In massive contrast to the generally polite turn of architecture on the Baltic was central Asia. Despite a brutal colonial history, many here were reluctant to leave a modernising USSR in which they were increasingly left alone by Moscow. In 1991, huge majorities in each Asian republic voted in favour of retaining the union. After that, democratic Kyrgyzstan and dictatorial Tajikistan were thrown back into the third world by war and deindustrialisation, but Turkmenistan and Kazakhstan became petrostate dictatorships run by their 1980s Communist Party leaders. Turkmenistan became one of the world’s most insular and inaccessible countries under Suparmurat Niyazanov – who renamed himself ‘Turkmenbashy’ and commissioned gold statues of his person, while oil revenues were spent on turning Ashgabat into a kitsch neoclassical capital of gleaming marble, gold and empty space.

More international, let’s say, was Kazakhstan, whose dictator Nursultan Nazarbayev was advised by Tony Blair. In the 2000s and 2010s, a new capital, Astana, carved out of the old Russian-dominated Soviet industrial town of Tselinograd, was largely designed by the British architect Norman Foster, with ‘iconic’ buildings such as the pyramidal Palace of Peace and Reconciliation.

By the 2020s, with a certain bitter irony, the grandest of Moscow’s grand projects under Putin’s increasingly nationalist and violent regime were based on a reimagining of the architecture of the early communist vanguard

Foster’s buildings in Astana sum up a certain moment of ‘oligarchitecture’ in the 2000s – swooping, dramatically engineered, somewhat useless structures for the arts that were dropped around petrostates in the Gulf and within the former USSR. Baku, in Azerbaijan, built the most spectacular of these, the Heydar Aliyev Centre, by the British-Iraqi designer Zaha Hadid. The man this flowing, billowing, very 21st-century structure was named after was a long-running KGB officer, a former leader of the local Communist Party, a post-1991 dictator and father of the current dictator Ilham Aliyev.

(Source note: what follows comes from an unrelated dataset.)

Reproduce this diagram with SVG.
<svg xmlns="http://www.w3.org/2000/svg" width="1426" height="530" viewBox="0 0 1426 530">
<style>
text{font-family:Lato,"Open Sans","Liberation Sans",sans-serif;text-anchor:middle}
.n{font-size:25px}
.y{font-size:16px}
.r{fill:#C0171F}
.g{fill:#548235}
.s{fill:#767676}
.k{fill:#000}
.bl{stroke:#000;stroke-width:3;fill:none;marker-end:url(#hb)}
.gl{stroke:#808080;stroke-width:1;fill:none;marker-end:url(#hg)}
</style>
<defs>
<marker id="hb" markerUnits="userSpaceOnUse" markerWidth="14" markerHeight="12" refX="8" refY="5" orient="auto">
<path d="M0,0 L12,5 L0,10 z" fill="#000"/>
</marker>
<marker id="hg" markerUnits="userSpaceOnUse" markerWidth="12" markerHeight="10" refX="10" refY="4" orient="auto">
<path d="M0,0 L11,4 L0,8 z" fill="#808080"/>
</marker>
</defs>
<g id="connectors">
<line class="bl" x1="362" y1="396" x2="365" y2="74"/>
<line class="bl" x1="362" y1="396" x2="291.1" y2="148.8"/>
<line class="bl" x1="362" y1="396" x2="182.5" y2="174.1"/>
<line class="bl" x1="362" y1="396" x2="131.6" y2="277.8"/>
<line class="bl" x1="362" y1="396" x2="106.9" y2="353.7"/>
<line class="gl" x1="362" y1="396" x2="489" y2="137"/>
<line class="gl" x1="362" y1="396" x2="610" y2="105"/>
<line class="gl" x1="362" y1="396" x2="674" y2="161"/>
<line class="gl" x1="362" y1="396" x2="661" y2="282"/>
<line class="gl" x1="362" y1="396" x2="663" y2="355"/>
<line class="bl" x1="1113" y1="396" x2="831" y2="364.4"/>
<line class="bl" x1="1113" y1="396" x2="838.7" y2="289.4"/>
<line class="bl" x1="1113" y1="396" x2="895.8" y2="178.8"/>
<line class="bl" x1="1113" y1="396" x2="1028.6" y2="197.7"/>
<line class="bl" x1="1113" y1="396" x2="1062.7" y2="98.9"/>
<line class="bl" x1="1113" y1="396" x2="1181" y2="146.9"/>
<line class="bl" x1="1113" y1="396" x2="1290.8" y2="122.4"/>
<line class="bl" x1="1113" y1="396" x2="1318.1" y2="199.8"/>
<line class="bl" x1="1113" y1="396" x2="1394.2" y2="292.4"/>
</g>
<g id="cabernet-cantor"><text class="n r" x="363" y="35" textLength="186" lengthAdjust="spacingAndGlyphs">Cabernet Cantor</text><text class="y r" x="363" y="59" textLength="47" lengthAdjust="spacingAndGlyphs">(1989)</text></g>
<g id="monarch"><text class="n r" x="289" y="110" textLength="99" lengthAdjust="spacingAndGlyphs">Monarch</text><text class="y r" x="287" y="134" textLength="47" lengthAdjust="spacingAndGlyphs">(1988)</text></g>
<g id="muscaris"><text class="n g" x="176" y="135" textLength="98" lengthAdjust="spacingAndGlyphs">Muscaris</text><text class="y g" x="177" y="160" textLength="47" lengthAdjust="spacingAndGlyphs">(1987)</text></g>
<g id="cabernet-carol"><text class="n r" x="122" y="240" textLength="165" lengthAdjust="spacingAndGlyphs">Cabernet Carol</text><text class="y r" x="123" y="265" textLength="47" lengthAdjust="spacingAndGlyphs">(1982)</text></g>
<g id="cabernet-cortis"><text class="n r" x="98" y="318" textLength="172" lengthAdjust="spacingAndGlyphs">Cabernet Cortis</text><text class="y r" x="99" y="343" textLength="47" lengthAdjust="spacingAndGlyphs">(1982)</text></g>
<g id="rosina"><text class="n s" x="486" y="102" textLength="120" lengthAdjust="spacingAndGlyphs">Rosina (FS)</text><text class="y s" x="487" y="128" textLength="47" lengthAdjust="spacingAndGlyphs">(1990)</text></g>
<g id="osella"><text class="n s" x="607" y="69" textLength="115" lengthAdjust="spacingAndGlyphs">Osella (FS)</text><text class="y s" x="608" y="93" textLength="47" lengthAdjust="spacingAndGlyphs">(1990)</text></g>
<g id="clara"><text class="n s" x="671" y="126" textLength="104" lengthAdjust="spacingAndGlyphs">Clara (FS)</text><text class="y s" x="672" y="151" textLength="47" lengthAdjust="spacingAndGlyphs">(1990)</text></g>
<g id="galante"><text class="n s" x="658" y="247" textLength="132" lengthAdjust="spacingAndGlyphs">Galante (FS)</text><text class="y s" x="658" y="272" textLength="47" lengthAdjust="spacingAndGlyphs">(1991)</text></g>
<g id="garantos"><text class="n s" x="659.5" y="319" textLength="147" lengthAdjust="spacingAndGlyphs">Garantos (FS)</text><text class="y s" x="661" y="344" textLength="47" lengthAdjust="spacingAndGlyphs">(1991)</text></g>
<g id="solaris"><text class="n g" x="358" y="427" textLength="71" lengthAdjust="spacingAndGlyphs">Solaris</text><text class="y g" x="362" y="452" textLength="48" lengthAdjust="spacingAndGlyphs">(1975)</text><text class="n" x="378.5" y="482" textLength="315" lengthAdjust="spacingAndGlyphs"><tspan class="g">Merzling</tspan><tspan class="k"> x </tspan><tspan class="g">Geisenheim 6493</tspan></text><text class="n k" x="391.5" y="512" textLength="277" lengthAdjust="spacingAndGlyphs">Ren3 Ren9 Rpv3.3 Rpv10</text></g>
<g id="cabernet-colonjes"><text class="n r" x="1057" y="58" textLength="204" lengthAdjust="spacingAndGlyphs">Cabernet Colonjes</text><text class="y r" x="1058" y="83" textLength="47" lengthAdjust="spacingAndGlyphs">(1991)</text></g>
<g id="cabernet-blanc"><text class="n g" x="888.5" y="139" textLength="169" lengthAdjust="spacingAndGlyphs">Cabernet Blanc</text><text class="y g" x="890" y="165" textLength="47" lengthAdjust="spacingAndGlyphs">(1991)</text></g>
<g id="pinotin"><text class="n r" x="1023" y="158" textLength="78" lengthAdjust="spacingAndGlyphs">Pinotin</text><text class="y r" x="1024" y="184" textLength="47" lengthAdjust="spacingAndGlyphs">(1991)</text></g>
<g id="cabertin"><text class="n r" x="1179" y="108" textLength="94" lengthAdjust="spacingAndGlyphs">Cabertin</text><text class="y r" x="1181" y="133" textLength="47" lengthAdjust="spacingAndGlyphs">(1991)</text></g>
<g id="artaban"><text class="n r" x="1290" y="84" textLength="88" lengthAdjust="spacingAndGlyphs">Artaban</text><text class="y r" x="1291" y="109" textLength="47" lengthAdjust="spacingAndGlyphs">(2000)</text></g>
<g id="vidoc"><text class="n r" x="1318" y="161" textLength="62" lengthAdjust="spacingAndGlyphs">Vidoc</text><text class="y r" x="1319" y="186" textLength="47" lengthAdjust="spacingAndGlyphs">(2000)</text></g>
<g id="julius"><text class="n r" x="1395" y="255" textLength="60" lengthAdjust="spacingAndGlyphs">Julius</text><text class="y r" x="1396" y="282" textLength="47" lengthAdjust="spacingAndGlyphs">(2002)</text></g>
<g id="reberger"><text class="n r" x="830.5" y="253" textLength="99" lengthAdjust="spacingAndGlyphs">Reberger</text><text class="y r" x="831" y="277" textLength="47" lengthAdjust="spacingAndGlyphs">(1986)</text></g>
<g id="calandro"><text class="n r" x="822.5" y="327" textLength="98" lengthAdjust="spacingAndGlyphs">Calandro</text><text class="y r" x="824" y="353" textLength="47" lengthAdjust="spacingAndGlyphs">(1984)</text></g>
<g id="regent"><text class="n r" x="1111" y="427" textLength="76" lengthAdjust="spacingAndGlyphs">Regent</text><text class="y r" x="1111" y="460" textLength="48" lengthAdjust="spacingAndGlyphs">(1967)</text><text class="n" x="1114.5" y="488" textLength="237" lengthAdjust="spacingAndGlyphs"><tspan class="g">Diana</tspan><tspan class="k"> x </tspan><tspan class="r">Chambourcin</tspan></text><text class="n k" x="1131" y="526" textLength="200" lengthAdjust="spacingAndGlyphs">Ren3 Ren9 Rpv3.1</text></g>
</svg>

Nearby Georgia, though more democratic and much messier, also went in for famous western architects. Its leader after the 2003 ‘rose revolution’, Mikheil Saakashvili, would read western architecture magazines and online sites like Dezeen or ArchDaily, and then hire designers on the basis of the pictures he’d seen. Some of the resultant buildings were terrible, like the Tbilisi buildings of the Italian Massimiliano Fuksas; some were rather fine, like the new checkpoints on the Turkish border by the German architect Jürgen Hermann Mayer, but all were forced through without much consultation or interest in the existing context of complex cities like Tbilisi or Kutaisi. A fellow enthusiast for this sort of over-engineered, photogenic architecture was Saakashvili’s great antagonist, the ‘pro-Russian’ billionaire and current de facto ruler Bidzina Ivanishvili, who commissioned the Japanese postmodernist Shin Takamatsu to design him a gleaming high-tech personal castle overlooking Tbilisi.

Architecture from below

On this evidence, the ‘freedoms’ of capitalist transition mostly meant the freedom for an emboldened elite to impose themselves more grossly on everyone else. Likely as a consequence, the 2010s saw increasing interest in Soviet architecture across the region. There were campaigns to save from demolition, or raise awareness of, the planned interwar city of Yerevan, Armenia; the post-war reconstruction of Minsk as a neoclassical showpiece; the 1970s orientalist futurism of Almaty or Tashkent; the constructivist utopian projects of 1920s Moscow or Kharkiv; the Bauhaus buildings of Zaporizhia; or the postmodernist post-Chernobyl new town of Slavutych, built in Ukraine in the USSR’s last years. Ironically, these often mobilised a liberal civil society, which, in the 1990s, was axiomatically ultra-hostile to the Soviet legacy.

In a few cases in the 2010s, there was even an evanescent grassroots architecture from below, particularly in Ukraine between the Maidan revolution of 2013/14 and the full-scale Russian invasion of 2022. Artistic groups like Kyiv’s Visual Culture Research Center or the initially Donetsk-based Izolyatsia built temporary, lightweight structures that were intent on encouraging dialogue and enjoyment in genuinely public space. In 2018, a Polish and Ukrainian team managed to crowdfund a new theatre in a park in the city of Dnipro, open to anybody who wanted to use it.

These more democratic, liberatory projects remained exceptions. By the 2020s, with a certain bitter irony, the grandest of Moscow’s grand projects under Putin’s increasingly nationalist and violent regime were based on a reimagining of the architecture of the early communist vanguard. Century-old revolutionary structures that had rotted for decades, like the incredible Rusakov Workers Club by Konstantin Melnikov or the Narkomfin Communal House by Moisei Ginzburg, were carefully and lovingly restored. A 1907 power station opposite the Kremlin was transformed into a glassy, retro-futurist new modern art museum for the VAC art foundation. A dramatic avant-garde bakery, one of several automated bread factories built across the Russian capital at the end of the 1920s to help liberate women from ‘kitchen slavery’, was renovated and reopened as the Zotov Constructivism Centre. In the same year, Russia launched its tanks over the border towards Kyiv, Dnipro and Kharkiv, and the architects behind these structures – internationalists and socialists, most of them – turned, not for the first time, in their graves.